Exercise objective: Within the material below, find each line bearing the word "chart" and present it.
#### Task data
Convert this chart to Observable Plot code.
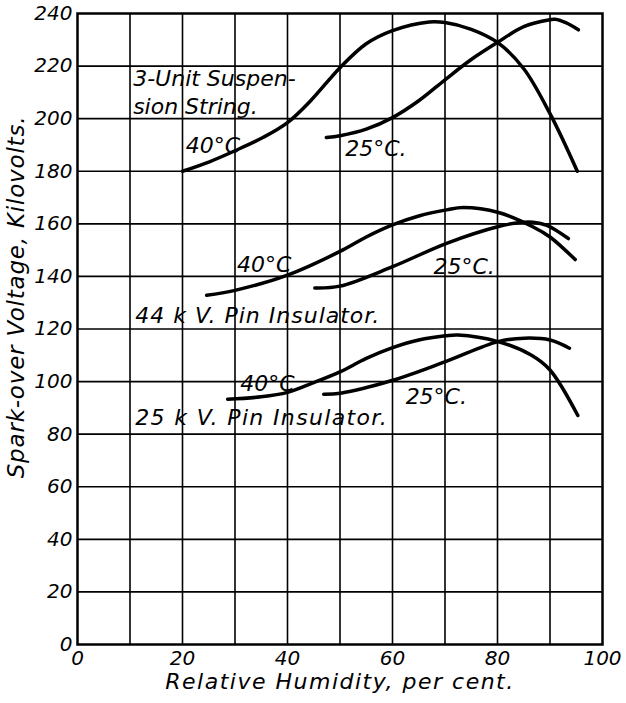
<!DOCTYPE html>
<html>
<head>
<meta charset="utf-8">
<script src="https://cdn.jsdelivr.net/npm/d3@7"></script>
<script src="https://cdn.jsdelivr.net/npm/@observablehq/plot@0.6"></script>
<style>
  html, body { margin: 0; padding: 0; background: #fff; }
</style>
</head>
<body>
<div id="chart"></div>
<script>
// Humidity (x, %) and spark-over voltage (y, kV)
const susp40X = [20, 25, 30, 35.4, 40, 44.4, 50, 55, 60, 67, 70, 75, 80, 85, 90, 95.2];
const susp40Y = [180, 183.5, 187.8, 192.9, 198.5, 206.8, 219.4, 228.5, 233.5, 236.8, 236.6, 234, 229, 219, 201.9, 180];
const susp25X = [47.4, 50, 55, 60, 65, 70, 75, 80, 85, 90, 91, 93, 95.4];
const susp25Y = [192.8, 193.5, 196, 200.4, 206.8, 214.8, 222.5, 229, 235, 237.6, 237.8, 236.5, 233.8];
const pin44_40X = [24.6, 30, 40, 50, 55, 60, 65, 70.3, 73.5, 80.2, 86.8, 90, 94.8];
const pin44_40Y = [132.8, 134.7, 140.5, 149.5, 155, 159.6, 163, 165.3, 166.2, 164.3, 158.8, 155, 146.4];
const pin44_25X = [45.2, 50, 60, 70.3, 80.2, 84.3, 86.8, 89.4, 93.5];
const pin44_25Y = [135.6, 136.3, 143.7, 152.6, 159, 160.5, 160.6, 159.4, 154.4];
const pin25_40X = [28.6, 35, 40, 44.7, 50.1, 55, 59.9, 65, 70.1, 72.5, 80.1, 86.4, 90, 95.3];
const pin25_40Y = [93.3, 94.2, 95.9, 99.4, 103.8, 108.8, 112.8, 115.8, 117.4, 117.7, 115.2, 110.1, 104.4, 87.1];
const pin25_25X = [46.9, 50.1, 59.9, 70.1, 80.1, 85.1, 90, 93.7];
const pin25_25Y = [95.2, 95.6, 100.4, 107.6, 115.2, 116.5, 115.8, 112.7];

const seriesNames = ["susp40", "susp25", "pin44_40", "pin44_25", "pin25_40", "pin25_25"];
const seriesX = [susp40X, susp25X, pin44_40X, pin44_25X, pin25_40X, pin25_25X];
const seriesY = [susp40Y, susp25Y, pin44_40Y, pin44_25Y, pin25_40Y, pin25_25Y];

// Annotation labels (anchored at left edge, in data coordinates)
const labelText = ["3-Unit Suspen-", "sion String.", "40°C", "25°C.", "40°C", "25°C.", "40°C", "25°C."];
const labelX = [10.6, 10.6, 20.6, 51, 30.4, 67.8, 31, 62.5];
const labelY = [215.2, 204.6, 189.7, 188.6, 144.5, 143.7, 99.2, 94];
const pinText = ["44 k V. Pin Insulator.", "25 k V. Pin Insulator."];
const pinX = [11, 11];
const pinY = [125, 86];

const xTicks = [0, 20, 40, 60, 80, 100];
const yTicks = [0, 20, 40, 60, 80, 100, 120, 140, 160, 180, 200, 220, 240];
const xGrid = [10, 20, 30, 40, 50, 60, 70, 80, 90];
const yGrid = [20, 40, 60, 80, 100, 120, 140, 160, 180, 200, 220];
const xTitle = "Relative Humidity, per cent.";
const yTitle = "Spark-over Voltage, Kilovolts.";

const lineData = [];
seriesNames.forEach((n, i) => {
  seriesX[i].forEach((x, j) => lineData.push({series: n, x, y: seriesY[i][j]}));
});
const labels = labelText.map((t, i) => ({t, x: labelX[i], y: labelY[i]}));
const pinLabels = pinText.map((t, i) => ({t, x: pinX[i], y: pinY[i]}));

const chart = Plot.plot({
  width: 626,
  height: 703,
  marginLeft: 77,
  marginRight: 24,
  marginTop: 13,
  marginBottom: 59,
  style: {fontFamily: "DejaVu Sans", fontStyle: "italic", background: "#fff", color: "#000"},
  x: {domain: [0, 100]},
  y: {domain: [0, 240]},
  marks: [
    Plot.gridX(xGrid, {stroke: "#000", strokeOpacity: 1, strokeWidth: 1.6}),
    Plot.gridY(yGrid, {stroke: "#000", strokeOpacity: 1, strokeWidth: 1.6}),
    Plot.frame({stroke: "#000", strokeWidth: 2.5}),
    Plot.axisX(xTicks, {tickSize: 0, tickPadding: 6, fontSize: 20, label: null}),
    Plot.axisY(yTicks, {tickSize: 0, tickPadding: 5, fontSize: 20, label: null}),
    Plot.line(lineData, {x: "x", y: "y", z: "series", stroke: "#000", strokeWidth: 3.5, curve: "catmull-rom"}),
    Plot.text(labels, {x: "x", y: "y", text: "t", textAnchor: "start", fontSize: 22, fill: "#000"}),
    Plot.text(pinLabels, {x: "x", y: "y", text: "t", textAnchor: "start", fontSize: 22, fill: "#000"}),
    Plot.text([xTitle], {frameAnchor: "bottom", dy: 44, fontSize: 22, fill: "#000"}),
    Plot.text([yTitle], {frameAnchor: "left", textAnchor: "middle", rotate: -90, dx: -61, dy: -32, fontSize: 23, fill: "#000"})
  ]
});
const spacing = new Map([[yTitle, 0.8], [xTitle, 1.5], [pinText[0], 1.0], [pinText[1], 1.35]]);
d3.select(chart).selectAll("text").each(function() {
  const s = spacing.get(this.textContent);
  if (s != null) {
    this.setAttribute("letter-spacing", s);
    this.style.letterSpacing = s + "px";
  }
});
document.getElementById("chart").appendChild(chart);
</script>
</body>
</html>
########
#### Task data
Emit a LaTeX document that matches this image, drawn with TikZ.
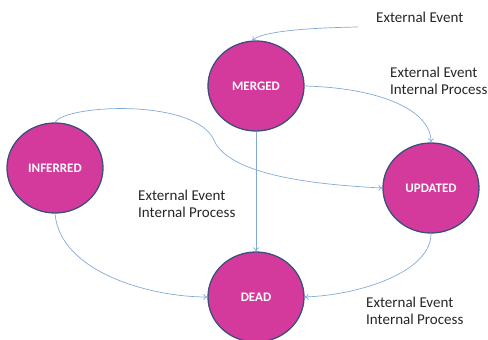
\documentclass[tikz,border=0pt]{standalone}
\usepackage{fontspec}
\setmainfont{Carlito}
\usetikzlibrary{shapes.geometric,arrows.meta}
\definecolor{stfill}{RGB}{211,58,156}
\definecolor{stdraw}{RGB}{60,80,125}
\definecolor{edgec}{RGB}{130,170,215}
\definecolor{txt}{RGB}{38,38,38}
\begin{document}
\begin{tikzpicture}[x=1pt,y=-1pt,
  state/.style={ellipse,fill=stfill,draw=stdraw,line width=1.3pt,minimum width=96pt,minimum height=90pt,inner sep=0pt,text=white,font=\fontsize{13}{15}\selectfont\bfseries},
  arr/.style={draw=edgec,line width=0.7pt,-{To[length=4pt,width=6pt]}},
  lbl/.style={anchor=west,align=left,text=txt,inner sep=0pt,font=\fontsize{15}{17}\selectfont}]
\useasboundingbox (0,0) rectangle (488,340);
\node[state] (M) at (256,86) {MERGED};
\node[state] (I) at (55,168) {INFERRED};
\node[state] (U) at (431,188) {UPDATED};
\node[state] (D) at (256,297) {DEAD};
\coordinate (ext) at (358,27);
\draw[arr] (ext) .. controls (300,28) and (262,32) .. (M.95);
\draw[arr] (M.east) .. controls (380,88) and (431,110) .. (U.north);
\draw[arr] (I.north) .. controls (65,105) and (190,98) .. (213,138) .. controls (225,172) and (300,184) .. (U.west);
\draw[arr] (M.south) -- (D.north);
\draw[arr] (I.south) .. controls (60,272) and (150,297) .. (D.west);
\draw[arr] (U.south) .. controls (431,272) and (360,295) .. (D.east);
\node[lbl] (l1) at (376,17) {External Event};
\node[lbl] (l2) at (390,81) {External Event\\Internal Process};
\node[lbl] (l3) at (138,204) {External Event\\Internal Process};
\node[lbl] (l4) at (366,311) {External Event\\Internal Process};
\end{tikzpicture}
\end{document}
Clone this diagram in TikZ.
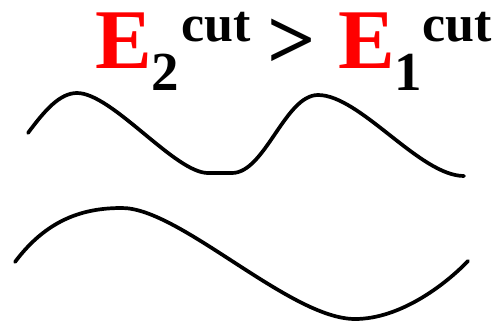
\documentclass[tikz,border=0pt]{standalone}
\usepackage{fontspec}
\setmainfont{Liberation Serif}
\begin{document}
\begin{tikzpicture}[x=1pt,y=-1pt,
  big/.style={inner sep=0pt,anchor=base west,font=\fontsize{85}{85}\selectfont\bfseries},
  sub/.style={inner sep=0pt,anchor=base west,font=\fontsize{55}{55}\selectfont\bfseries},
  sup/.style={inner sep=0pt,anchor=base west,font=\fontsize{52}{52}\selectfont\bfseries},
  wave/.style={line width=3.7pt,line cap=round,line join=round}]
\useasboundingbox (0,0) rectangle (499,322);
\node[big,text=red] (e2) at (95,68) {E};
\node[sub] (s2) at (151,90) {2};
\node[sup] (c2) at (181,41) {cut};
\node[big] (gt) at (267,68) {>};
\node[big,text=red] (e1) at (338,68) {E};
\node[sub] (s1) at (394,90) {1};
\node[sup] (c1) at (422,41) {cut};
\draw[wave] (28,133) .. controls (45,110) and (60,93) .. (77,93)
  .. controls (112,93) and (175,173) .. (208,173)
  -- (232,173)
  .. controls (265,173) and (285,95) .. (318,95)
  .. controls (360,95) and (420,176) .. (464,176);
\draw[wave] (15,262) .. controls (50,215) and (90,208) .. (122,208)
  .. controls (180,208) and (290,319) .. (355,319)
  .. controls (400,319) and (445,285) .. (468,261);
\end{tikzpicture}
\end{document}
########
Task solution:
Convert this chart to Observable Plot code.
<div id="chart"></div>
const chart = Plot.plot({
d3.select(chart).selectAll("text").each(function() {
document.getElementById("chart").appendChild(chart);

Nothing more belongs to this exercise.